**Exercise:** Reproduce the listing exactly and skip over any pictures.
[start of Data segment]
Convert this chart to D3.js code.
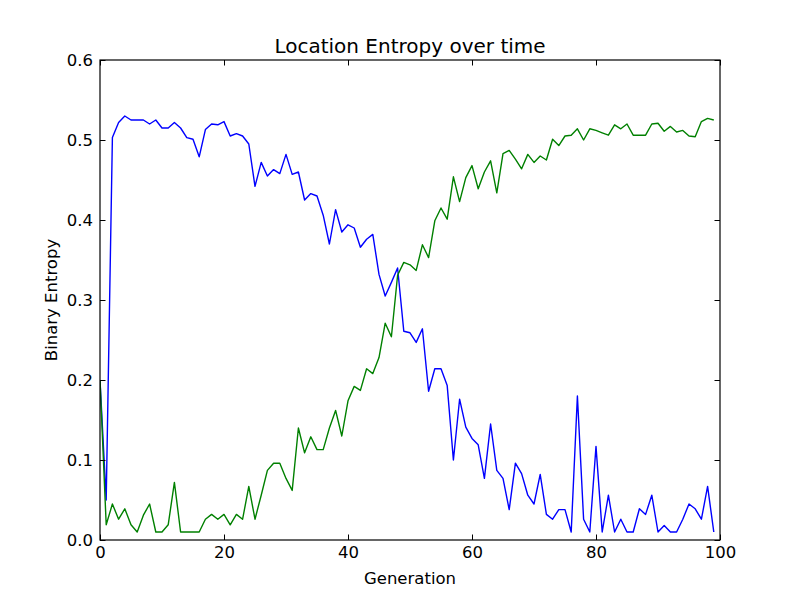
<!DOCTYPE html>
<html>
<head>
<meta charset="utf-8">
<script src="https://cdn.jsdelivr.net/npm/d3@7"></script>
<style>
  body { margin: 0; background: #fff; }
  svg { display: block; font-family: "DejaVu Sans", sans-serif; }
</style>
</head>
<body>
<div id="chart"></div>
<script>
// entropy per generation
var blueVals = [0.200, 0.050, 0.503, 0.522, 0.530, 0.525, 0.525, 0.525, 0.520, 0.525,
  0.515, 0.515, 0.522, 0.515, 0.503, 0.501, 0.479, 0.513, 0.520, 0.519,
  0.523, 0.505, 0.508, 0.505, 0.495, 0.442, 0.472, 0.455, 0.463, 0.458,
  0.482, 0.457, 0.460, 0.425, 0.433, 0.430, 0.406, 0.370, 0.413, 0.385,
  0.394, 0.390, 0.366, 0.376, 0.382, 0.332, 0.305, 0.322, 0.340, 0.261,
  0.259, 0.247, 0.264, 0.186, 0.214, 0.214, 0.193, 0.100, 0.176, 0.141,
  0.127, 0.119, 0.077, 0.145, 0.087, 0.077, 0.038, 0.096, 0.083, 0.056,
  0.045, 0.082, 0.032, 0.026, 0.038, 0.038, 0.010, 0.180, 0.026, 0.010,
  0.117, 0.010, 0.056, 0.010, 0.026, 0.010, 0.010, 0.039, 0.032, 0.056,
  0.010, 0.018, 0.010, 0.010, 0.026, 0.045, 0.039, 0.026, 0.067, 0.010];

var greenVals = [0.200, 0.019, 0.045, 0.026, 0.039, 0.019, 0.010, 0.031, 0.045, 0.010,
  0.010, 0.019, 0.072, 0.010, 0.010, 0.010, 0.010, 0.026, 0.032, 0.026,
  0.032, 0.019, 0.032, 0.026, 0.067, 0.026, 0.056, 0.087, 0.096, 0.096,
  0.077, 0.062, 0.140, 0.109, 0.129, 0.113, 0.113, 0.140, 0.162, 0.130,
  0.174, 0.192, 0.187, 0.214, 0.208, 0.228, 0.271, 0.254, 0.331, 0.347,
  0.344, 0.337, 0.369, 0.353, 0.399, 0.415, 0.401, 0.454, 0.423, 0.453,
  0.468, 0.439, 0.460, 0.474, 0.434, 0.483, 0.487, 0.476, 0.464, 0.482,
  0.472, 0.480, 0.475, 0.501, 0.493, 0.505, 0.506, 0.514, 0.500, 0.514,
  0.512, 0.509, 0.506, 0.519, 0.514, 0.520, 0.506, 0.506, 0.506, 0.520,
  0.521, 0.511, 0.517, 0.510, 0.512, 0.505, 0.504, 0.523, 0.527, 0.525];

var xTicks = [0, 20, 40, 60, 80, 100];
var yTicks = [0.0, 0.1, 0.2, 0.3, 0.4, 0.5, 0.6];

var W = 800, H = 600;
var mLeft = 100, mRight = 720, mTop = 60, mBottom = 540;

var svg = d3.select("#chart").append("svg")
  .attr("width", W).attr("height", H);

var x = d3.scaleLinear().domain([0, 100]).range([mLeft, mRight]);
var y = d3.scaleLinear().domain([0, 0.6]).range([mBottom, mTop]);

// clip lines to the axes box
svg.append("clipPath").attr("id", "box")
  .append("rect").attr("x", mLeft).attr("y", mTop)
  .attr("width", mRight - mLeft).attr("height", mBottom - mTop);

var line = d3.line()
  .x(function(d, i) { return x(i); })
  .y(function(d) { return y(d); });

var series = [{vals: blueVals, col: "#0000ff"}, {vals: greenVals, col: "#008000"}];
svg.append("g").attr("clip-path", "url(#box)")
  .selectAll("path").data(series).enter().append("path")
  .attr("d", function(d) { return line(d.vals); })
  .attr("fill", "none")
  .attr("stroke", function(d) { return d.col; })
  .attr("stroke-width", 1.4)
  .attr("stroke-linejoin", "round");

// axes, ticks inside on all four sides like old matplotlib
var tl = 5.5;
var fmtY = d3.format(".1f");

var gB = svg.append("g").attr("transform", "translate(0," + mBottom + ")")
  .call(d3.axisBottom(x).tickValues(xTicks).tickSizeInner(-tl).tickSizeOuter(0).tickPadding(6));
var gT = svg.append("g").attr("transform", "translate(0," + mTop + ")")
  .call(d3.axisTop(x).tickValues(xTicks).tickSizeInner(-tl).tickSizeOuter(0).tickFormat(""));
var gL = svg.append("g").attr("transform", "translate(" + mLeft + ",0)")
  .call(d3.axisLeft(y).tickValues(yTicks).tickFormat(fmtY).tickSizeInner(-tl).tickSizeOuter(0).tickPadding(7));
var gR = svg.append("g").attr("transform", "translate(" + mRight + ",0)")
  .call(d3.axisRight(y).tickValues(yTicks).tickSizeInner(-tl).tickSizeOuter(0).tickFormat(""));

[gB, gT, gL, gR].forEach(function(g) {
  g.select(".domain").remove();
  g.selectAll("line").attr("stroke", "#000").attr("stroke-width", 1);
  g.selectAll("text").attr("fill", "#000").style("font-size", "16.5px")
    .style("font-family", "'DejaVu Sans', sans-serif");
});

svg.append("rect")
  .attr("x", mLeft).attr("y", mTop)
  .attr("width", mRight - mLeft).attr("height", mBottom - mTop)
  .attr("fill", "none").attr("stroke", "#000").attr("stroke-width", 1.2);

svg.append("text")
  .attr("x", (mLeft + mRight) / 2).attr("y", 53)
  .attr("text-anchor", "middle")
  .style("font-size", "20px")
  .text("Location Entropy over time");

svg.append("text")
  .attr("x", (mLeft + mRight) / 2).attr("y", 584)
  .attr("text-anchor", "middle")
  .style("font-size", "16.5px")
  .text("Generation");

svg.append("text")
  .attr("transform", "translate(57," + ((mTop + mBottom) / 2) + ") rotate(-90)")
  .attr("text-anchor", "middle")
  .style("font-size", "16.5px")
  .text("Binary Entropy");
</script>
</body>
</html>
[end of Data segment]
**Solution to this exercise:**
Convert this chart to D3.js code.
<!DOCTYPE html>
<html>
<head>
<meta charset="utf-8">
<script src="https://cdn.jsdelivr.net/npm/d3@7"></script>
<style>
  body { margin: 0; background: #fff; }
  svg { display: block; font-family: "DejaVu Sans", sans-serif; }
</style>
</head>
<body>
<div id="chart"></div>
<script>
// entropy per generation
var blueVals = [0.200, 0.050, 0.503, 0.522, 0.530, 0.525, 0.525, 0.525, 0.520, 0.525,
  0.515, 0.515, 0.522, 0.515, 0.503, 0.501, 0.479, 0.513, 0.520, 0.519,
  0.523, 0.505, 0.508, 0.505, 0.495, 0.442, 0.472, 0.455, 0.463, 0.458,
  0.482, 0.457, 0.460, 0.425, 0.433, 0.430, 0.406, 0.370, 0.413, 0.385,
  0.394, 0.390, 0.366, 0.376, 0.382, 0.332, 0.305, 0.322, 0.340, 0.261,
  0.259, 0.247, 0.264, 0.186, 0.214, 0.214, 0.193, 0.100, 0.176, 0.141,
  0.127, 0.119, 0.077, 0.145, 0.087, 0.077, 0.038, 0.096, 0.083, 0.056,
  0.045, 0.082, 0.032, 0.026, 0.038, 0.038, 0.010, 0.180, 0.026, 0.010,
  0.117, 0.010, 0.056, 0.010, 0.026, 0.010, 0.010, 0.039, 0.032, 0.056,
  0.010, 0.018, 0.010, 0.010, 0.026, 0.045, 0.039, 0.026, 0.067, 0.010];

var greenVals = [0.200, 0.019, 0.045, 0.026, 0.039, 0.019, 0.010, 0.031, 0.045, 0.010,
  0.010, 0.019, 0.072, 0.010, 0.010, 0.010, 0.010, 0.026, 0.032, 0.026,
  0.032, 0.019, 0.032, 0.026, 0.067, 0.026, 0.056, 0.087, 0.096, 0.096,
  0.077, 0.062, 0.140, 0.109, 0.129, 0.113, 0.113, 0.140, 0.162, 0.130,
  0.174, 0.192, 0.187, 0.214, 0.208, 0.228, 0.271, 0.254, 0.331, 0.347,
  0.344, 0.337, 0.369, 0.353, 0.399, 0.415, 0.401, 0.454, 0.423, 0.453,
  0.468, 0.439, 0.460, 0.474, 0.434, 0.483, 0.487, 0.476, 0.464, 0.482,
  0.472, 0.480, 0.475, 0.501, 0.493, 0.505, 0.506, 0.514, 0.500, 0.514,
  0.512, 0.509, 0.506, 0.519, 0.514, 0.520, 0.506, 0.506, 0.506, 0.520,
  0.521, 0.511, 0.517, 0.510, 0.512, 0.505, 0.504, 0.523, 0.527, 0.525];

var xTicks = [0, 20, 40, 60, 80, 100];
var yTicks = [0.0, 0.1, 0.2, 0.3, 0.4, 0.5, 0.6];

var W = 800, H = 600;
var mLeft = 100, mRight = 720, mTop = 60, mBottom = 540;

var svg = d3.select("#chart").append("svg")
  .attr("width", W).attr("height", H);

var x = d3.scaleLinear().domain([0, 100]).range([mLeft, mRight]);
var y = d3.scaleLinear().domain([0, 0.6]).range([mBottom, mTop]);

// clip lines to the axes box
svg.append("clipPath").attr("id", "box")
  .append("rect").attr("x", mLeft).attr("y", mTop)
  .attr("width", mRight - mLeft).attr("height", mBottom - mTop);

var line = d3.line()
  .x(function(d, i) { return x(i); })
  .y(function(d) { return y(d); });

var series = [{vals: blueVals, col: "#0000ff"}, {vals: greenVals, col: "#008000"}];
svg.append("g").attr("clip-path", "url(#box)")
  .selectAll("path").data(series).enter().append("path")
  .attr("d", function(d) { return line(d.vals); })
  .attr("fill", "none")
  .attr("stroke", function(d) { return d.col; })
  .attr("stroke-width", 1.4)
  .attr("stroke-linejoin", "round");

// axes, ticks inside on all four sides like old matplotlib
var tl = 5.5;
var fmtY = d3.format(".1f");

var gB = svg.append("g").attr("transform", "translate(0," + mBottom + ")")
  .call(d3.axisBottom(x).tickValues(xTicks).tickSizeInner(-tl).tickSizeOuter(0).tickPadding(6));
var gT = svg.append("g").attr("transform", "translate(0," + mTop + ")")
  .call(d3.axisTop(x).tickValues(xTicks).tickSizeInner(-tl).tickSizeOuter(0).tickFormat(""));
var gL = svg.append("g").attr("transform", "translate(" + mLeft + ",0)")
  .call(d3.axisLeft(y).tickValues(yTicks).tickFormat(fmtY).tickSizeInner(-tl).tickSizeOuter(0).tickPadding(7));
var gR = svg.append("g").attr("transform", "translate(" + mRight + ",0)")
  .call(d3.axisRight(y).tickValues(yTicks).tickSizeInner(-tl).tickSizeOuter(0).tickFormat(""));

[gB, gT, gL, gR].forEach(function(g) {
  g.select(".domain").remove();
  g.selectAll("line").attr("stroke", "#000").attr("stroke-width", 1);
  g.selectAll("text").attr("fill", "#000").style("font-size", "16.5px")
    .style("font-family", "'DejaVu Sans', sans-serif");
});

svg.append("rect")
  .attr("x", mLeft).attr("y", mTop)
  .attr("width", mRight - mLeft).attr("height", mBottom - mTop)
  .attr("fill", "none").attr("stroke", "#000").attr("stroke-width", 1.2);

svg.append("text")
  .attr("x", (mLeft + mRight) / 2).attr("y", 53)
  .attr("text-anchor", "middle")
  .style("font-size", "20px")
  .text("Location Entropy over time");

svg.append("text")
  .attr("x", (mLeft + mRight) / 2).attr("y", 584)
  .attr("text-anchor", "middle")
  .style("font-size", "16.5px")
  .text("Generation");

svg.append("text")
  .attr("transform", "translate(57," + ((mTop + mBottom) / 2) + ") rotate(-90)")
  .attr("text-anchor", "middle")
  .style("font-size", "16.5px")
  .text("Binary Entropy");
</script>
</body>
</html>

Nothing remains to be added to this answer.